Eminent Domain No Longer Theoretical; Critics Warn of Repercussions
Months after other cities quietly dropped similar plans the city of Richmond, California yesterday quietly moved to buy 624 residential mortgages in its low income neighborhoods, possibly invoking eminent domain to do so. The city sent letters to 32 servicers and loan pool trustees notifying them of the plan under which the city would pay as little as 25 cent on the dollar for the loans.
The mortgages, all of which are underwater, that is have an unpaid principal balance exceeding the value of the homes which secure them, would be restructured by the city at the actual home value and then resold on the secondary market. Only about one-third of the loans Richmond is planning to buy are delinquent on their loan payments but numerous studies have shown that owners of homes that are "underwater" on their mortgages are far more likely to default on those mortgages than are owners who have equity in their homes. Such homeowners may also be unable to sell their homes or refinance the mortgages to take advantage of lower interest rates.
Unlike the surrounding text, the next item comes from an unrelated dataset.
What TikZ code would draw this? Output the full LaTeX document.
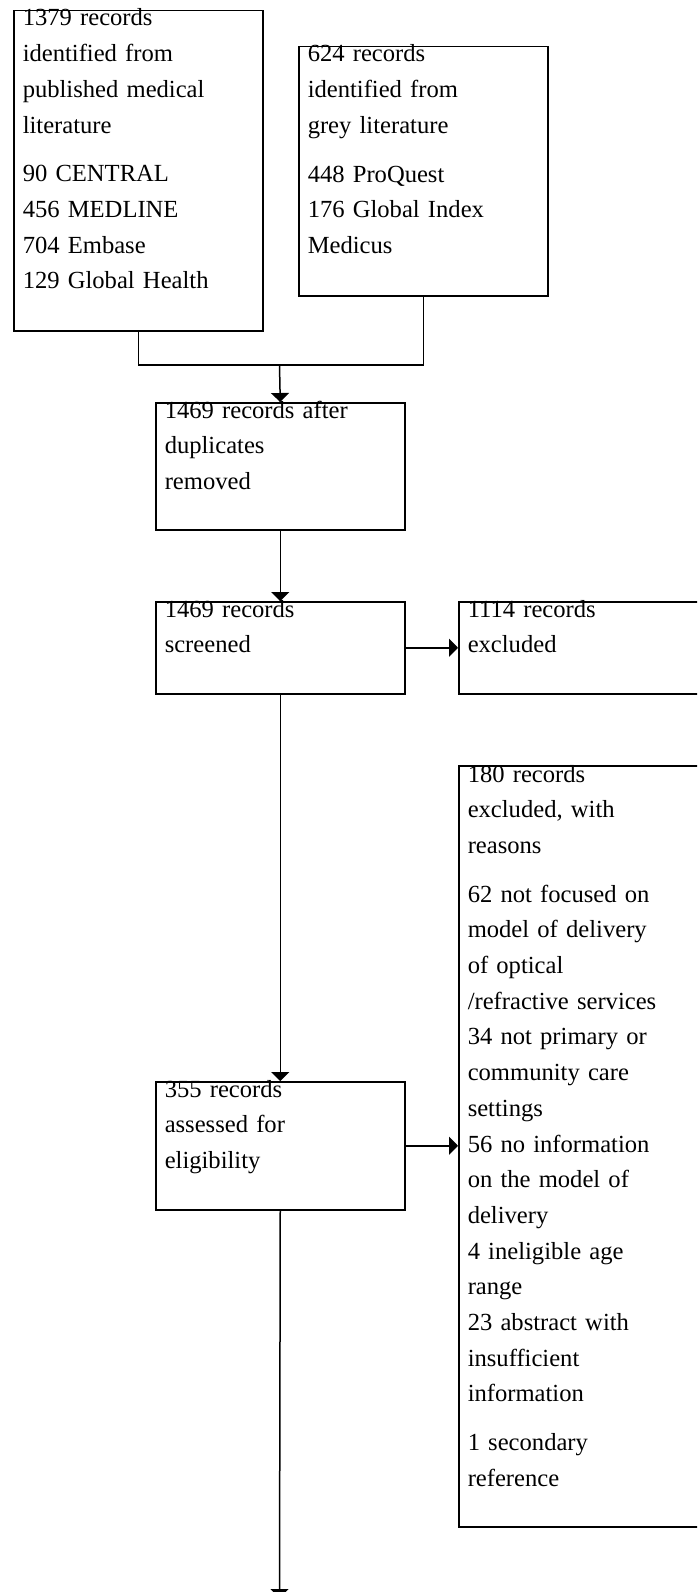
\documentclass[tikz,border=0pt]{standalone}
\usepackage{fontspec}
\setmainfont{Liberation Serif}
\usetikzlibrary{arrows.meta}
\tikzset{
  box/.style={draw, line width=1.5pt, anchor=north west, inner sep=0pt},
  txt/.style={anchor=base west, inner sep=0pt, text width=240pt, align=left,
    font=\fontsize{24.6}{35.7}\selectfont},
}
\begin{document}
\begin{tikzpicture}[x=1pt, y=-1pt, line width=1.5pt, >={Triangle[length=9pt,width=18pt]}]
      \clip (0,0) rectangle (697,1592);
      \node[box, minimum width=249pt, minimum height=320pt] (pub) at (13,10) {};
      \node[box, minimum width=249pt, minimum height=249pt] (grey) at (298,46) {};
      \node[box, minimum width=249pt, minimum height=127pt] (dup) at (155,402) {};
      \node[box, minimum width=249pt, minimum height=92pt] (screen) at (155,601) {};
      \node[box, minimum width=260pt, minimum height=92pt] (excl) at (458,601) {};
      \node[box, minimum width=260pt, minimum height=761pt] (reasons) at (458,765) {};
      \node[box, minimum width=249pt, minimum height=128pt] (assess) at (155,1081) {};
      \node[txt] (pubtxt) at ([shift={(9,16)}]pub.north west)
        {1379 records\\identified from\\published medical\\literature\\[13pt]
         90 CENTRAL\\456 MEDLINE\\704 Embase\\129 Global Health};
      \node[txt] (greytxt) at ([shift={(9,16)}]grey.north west)
        {624 records\\identified from\\grey literature\\[13pt]
         448 ProQuest\\176 Global Index\\Medicus};
      \node[txt] (duptxt) at ([shift={(9,16)}]dup.north west)
        {1469 records after\\duplicates\\removed};
      \node[txt] (screentxt) at ([shift={(9,16)}]screen.north west)
        {1469 records\\screened};
      \node[txt] (excltxt) at ([shift={(9,16)}]excl.north west)
        {1114 records\\excluded};
      \node[txt] (reasonstxt) at ([shift={(9,17)}]reasons.north west)
        {180 records\\excluded, with\\reasons\\[13pt]
         62 not focused on\\model of delivery\\of optical\\/refractive services\\
         34 not primary or\\community care\\settings\\
         56 no information\\on the model of\\delivery\\
         4 ineligible age\\range\\
         23 abstract with\\insufficient\\information\\[13pt]
         1 secondary\\reference};
      \node[txt] (assesstxt) at ([shift={(9,16)}]assess.north west)
        {355 records\\assessed for\\eligibility};
      \coordinate (merge) at (279.5,365);
      \coordinate (next) at (279.5,1598);
      \draw (pub.south) |- (merge);
      \draw (grey.south) |- (merge);
      \begin{scope}[->]
        \draw (merge) to (dup.north);
        \draw (dup.south) to (screen.north);
        \draw (screen.east) to (excl.west);
        \draw (screen.south) to (assess.north);
        \draw (assess.east) to (assess.east -| reasons.west);
        \draw (assess.south) to (next);
      \end{scope}
\end{tikzpicture}
\end{document}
There are also reportedly interest only, negative amortization and other exotic loans types among the subject loans.
Richmond Mayor Gayle McLaughlin said in a statement that residents of her city "have been suffering for years thanks to the housing crisis Wall Street created and which Wall Street refuses to fix." City officials said that the initial 624 mortgage purchase would be followed by others and estimated more than half of the homes in the city are underwater.
Richmond hopes the investors and servicers will sell the loans voluntarily, but representatives say it will use its power of eminent domain, under which a government entity can take property (properly compensating the owner) for "the common good," if necessary.
This type of plan was first proposed by San Bernardino County, California and two of its incorporated cities in June 2012. Stockton was followed by several other California cities, Chicago, and Brockton, Massachusetts. Numerous organizations such as the Securities Industry and Financial Markets Association (SIFMA), the Mortgage Bankers Association (MBA) actively opposed the proposal and Edward J. DeMarco, Acting Director of the Federal Housing Finance Agency (FHFA) conservator of Fannie Mae and Freddie Mac opened a period of public comment on the idea based on potential harm it might cause to the conservatorships. San Bernardino formally withdrew its plan last January and other cities have gone quiet on the issue.
David Stevens, President and CEO of the Mortgage Bankers Association issued the following statement: “The program is a short-term solution for a few underwater borrowers that will have severe negative long-term costs for every homeowner in the city. Mortgages in Richmond will become more expensive, making neighboring cities more desirable for prospective home buyers, which will hold down home values for everyone in Richmond. In short, the program is ill-advised and likely unconstitutional and will add to Richmond’s problems rather than solve them.” (More info is available from the MBA on it's Eminent Domain Resource Center)
Richmond, located on the east side of San Francisco Bay, has slightly over 100,000 residents. It has a poverty rate above the state average has struggled for years with higher rates of unemployment and crime and other negative comparisons with the many very affluent cities and towns in the Bay area.
Last week Representative John Campbell (R-CA) reintroduced his bill from last year titled Defending American Taxpayers from Abusive Government Taking Act into the House. The bill would amend the legislation originally establishing Fannie Mae, Freddie Mac, and the FHA to prohibit them from purchasing any mortgage secured by a property within a county that had exercised eminent domain for a loan taking within the preceding 120 months and FHA
Central to all of the eminent domain proposals is Mortgage Resolution Partners, LLC (MRP), a San Francisco investment firm created solely to facilitate the use of eminent domain in the mortgage market. MRP would work with the municipalities to obtain financing to buy the distressed mortgages and restructure them. MRP would receive a fee for every troubled loan it restructured under the plan. Reuters reported that MRP told potential investors it could generate a 20 percent annual return by using "legal and political leverage" to acquire mortgages.
The Association of Mortgage Investors (AMI) released a statement yesterday condemning the use of eminent domain as a foreclosure mitigation tool, calling the plan "an eminent domain tax." "The scheme is designed around benefiting a private investment firm, which is registered with the S.E.C. Mortgage Resolution Partners is not Robin Hood. MRP is a for-profit business that runs an investment fund. However, this fund does not make investments in the free market. Its business model depends on persuading local governments to use the blunt instrument of eminent domain to take money away from the investments of seniors, unions, and others in the mortgage market, give that money to MRP, and, as a result, lower property values across communities as rates on new mortgages go up."
AMI said its analysis shows the overall impact of eminent domain's use in Richmond will be vastly negative because it will limit credit availability by increasing risk and thereby raising the cost of mortgage borrowing. "The data shows it only helps 198 Richmond homeowners or 0.5% of all households, while harming everyone else," the statement said.